#### [Source material]
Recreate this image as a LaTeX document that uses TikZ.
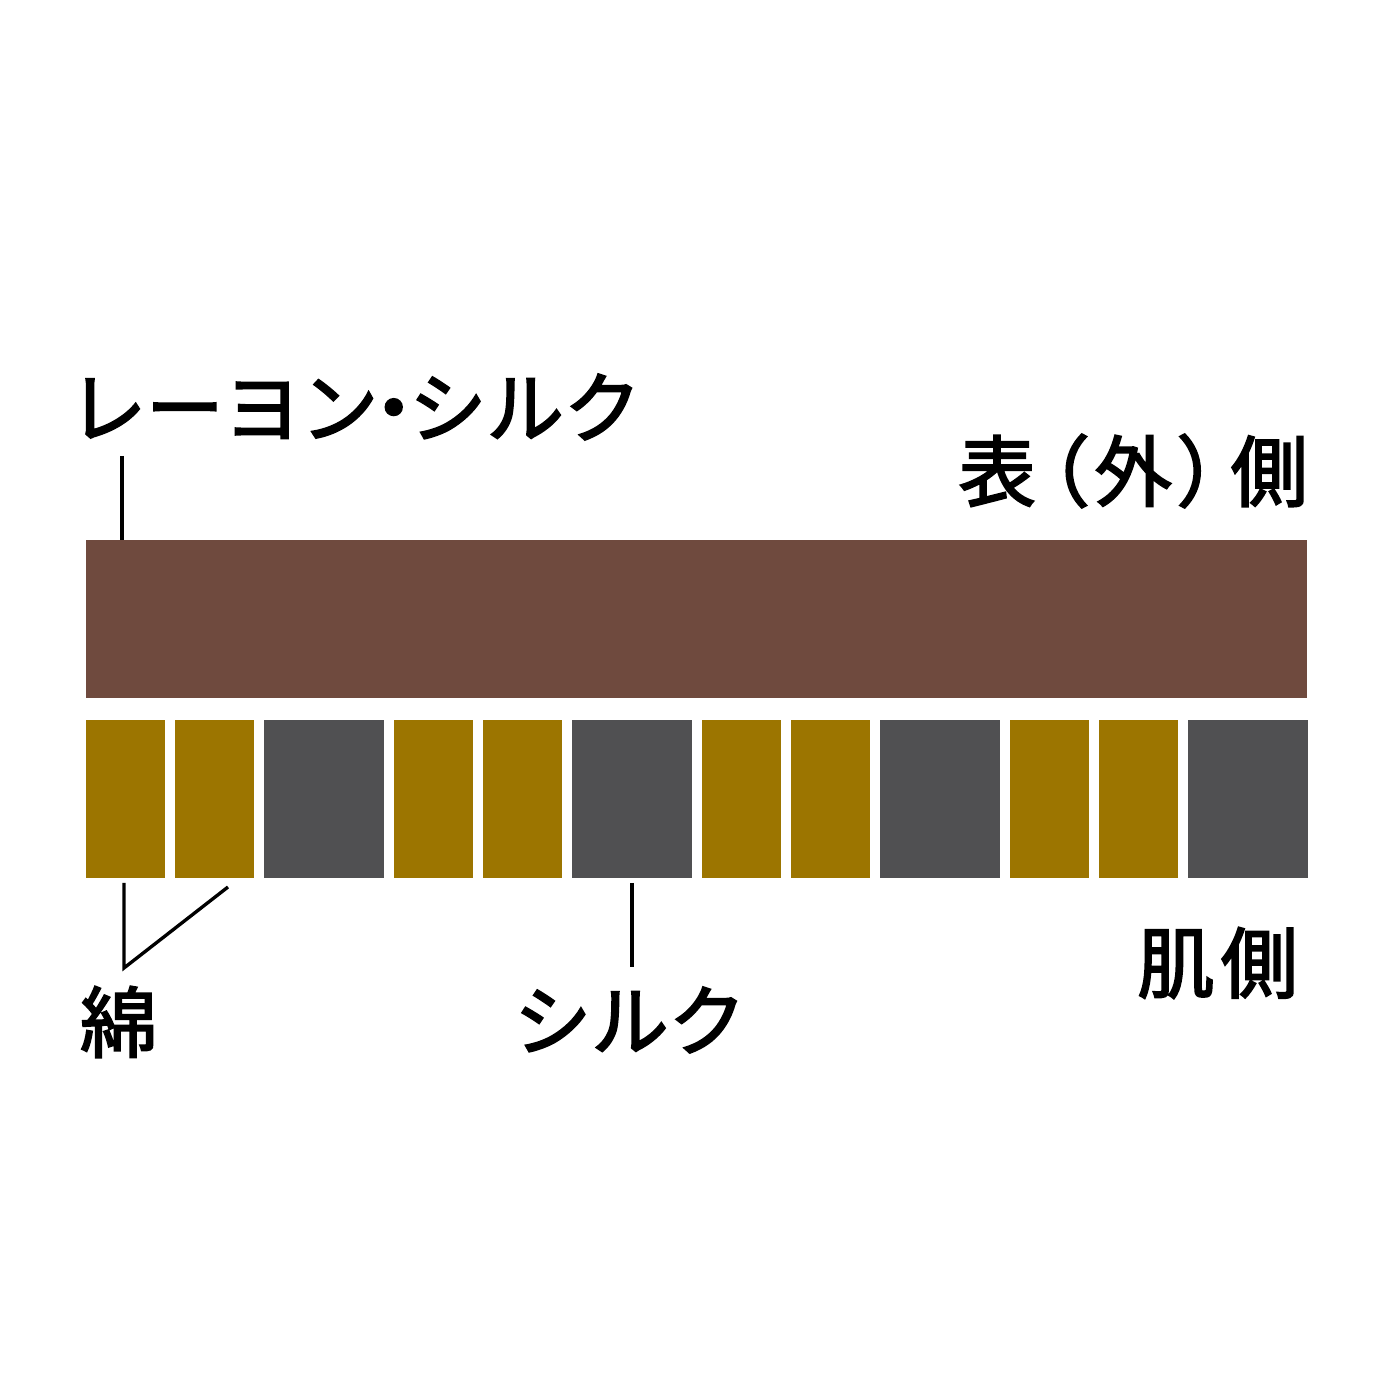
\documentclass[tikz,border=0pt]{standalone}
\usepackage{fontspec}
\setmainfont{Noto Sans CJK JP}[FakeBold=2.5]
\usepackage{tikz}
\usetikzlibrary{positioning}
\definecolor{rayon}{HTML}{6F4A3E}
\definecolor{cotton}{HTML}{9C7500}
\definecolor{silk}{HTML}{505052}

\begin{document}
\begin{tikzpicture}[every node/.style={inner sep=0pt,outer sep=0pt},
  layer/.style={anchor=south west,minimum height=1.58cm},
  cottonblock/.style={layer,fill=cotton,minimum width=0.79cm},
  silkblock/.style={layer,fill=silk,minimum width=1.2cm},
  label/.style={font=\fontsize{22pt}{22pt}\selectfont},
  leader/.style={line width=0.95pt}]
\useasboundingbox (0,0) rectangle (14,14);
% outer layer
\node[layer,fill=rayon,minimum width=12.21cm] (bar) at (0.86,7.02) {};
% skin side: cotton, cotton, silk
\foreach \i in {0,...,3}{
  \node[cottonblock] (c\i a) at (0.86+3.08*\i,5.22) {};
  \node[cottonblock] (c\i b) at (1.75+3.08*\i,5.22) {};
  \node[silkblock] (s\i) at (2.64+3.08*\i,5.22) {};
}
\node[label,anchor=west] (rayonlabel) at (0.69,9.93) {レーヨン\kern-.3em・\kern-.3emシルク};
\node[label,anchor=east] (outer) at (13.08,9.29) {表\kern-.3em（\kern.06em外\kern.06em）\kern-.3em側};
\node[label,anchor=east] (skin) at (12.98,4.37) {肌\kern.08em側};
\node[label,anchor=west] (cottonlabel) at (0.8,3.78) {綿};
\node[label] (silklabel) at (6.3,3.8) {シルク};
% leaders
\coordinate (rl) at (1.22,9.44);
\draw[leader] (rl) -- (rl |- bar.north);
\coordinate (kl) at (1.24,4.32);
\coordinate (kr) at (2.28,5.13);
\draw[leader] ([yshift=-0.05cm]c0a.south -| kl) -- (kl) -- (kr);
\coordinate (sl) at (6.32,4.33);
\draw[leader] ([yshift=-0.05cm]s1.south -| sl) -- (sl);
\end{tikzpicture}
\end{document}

#### [Brief]
Each line of the data is to be duplicated exactly; pictures stay out of the copy.

#### [Finished task]
Recreate this image as a LaTeX document that uses TikZ.
\documentclass[tikz,border=0pt]{standalone}
\usepackage{fontspec}
\setmainfont{Noto Sans CJK JP}[FakeBold=2.5]
\usepackage{tikz}
\usetikzlibrary{positioning}
\definecolor{rayon}{HTML}{6F4A3E}
\definecolor{cotton}{HTML}{9C7500}
\definecolor{silk}{HTML}{505052}

\begin{document}
\begin{tikzpicture}[every node/.style={inner sep=0pt,outer sep=0pt},
  layer/.style={anchor=south west,minimum height=1.58cm},
  cottonblock/.style={layer,fill=cotton,minimum width=0.79cm},
  silkblock/.style={layer,fill=silk,minimum width=1.2cm},
  label/.style={font=\fontsize{22pt}{22pt}\selectfont},
  leader/.style={line width=0.95pt}]
\useasboundingbox (0,0) rectangle (14,14);
% outer layer
\node[layer,fill=rayon,minimum width=12.21cm] (bar) at (0.86,7.02) {};
% skin side: cotton, cotton, silk
\foreach \i in {0,...,3}{
  \node[cottonblock] (c\i a) at (0.86+3.08*\i,5.22) {};
  \node[cottonblock] (c\i b) at (1.75+3.08*\i,5.22) {};
  \node[silkblock] (s\i) at (2.64+3.08*\i,5.22) {};
}
\node[label,anchor=west] (rayonlabel) at (0.69,9.93) {レーヨン\kern-.3em・\kern-.3emシルク};
\node[label,anchor=east] (outer) at (13.08,9.29) {表\kern-.3em（\kern.06em外\kern.06em）\kern-.3em側};
\node[label,anchor=east] (skin) at (12.98,4.37) {肌\kern.08em側};
\node[label,anchor=west] (cottonlabel) at (0.8,3.78) {綿};
\node[label] (silklabel) at (6.3,3.8) {シルク};
% leaders
\coordinate (rl) at (1.22,9.44);
\draw[leader] (rl) -- (rl |- bar.north);
\coordinate (kl) at (1.24,4.32);
\coordinate (kr) at (2.28,5.13);
\draw[leader] ([yshift=-0.05cm]c0a.south -| kl) -- (kl) -- (kr);
\coordinate (sl) at (6.32,4.33);
\draw[leader] ([yshift=-0.05cm]s1.south -| sl) -- (sl);
\end{tikzpicture}
\end{document}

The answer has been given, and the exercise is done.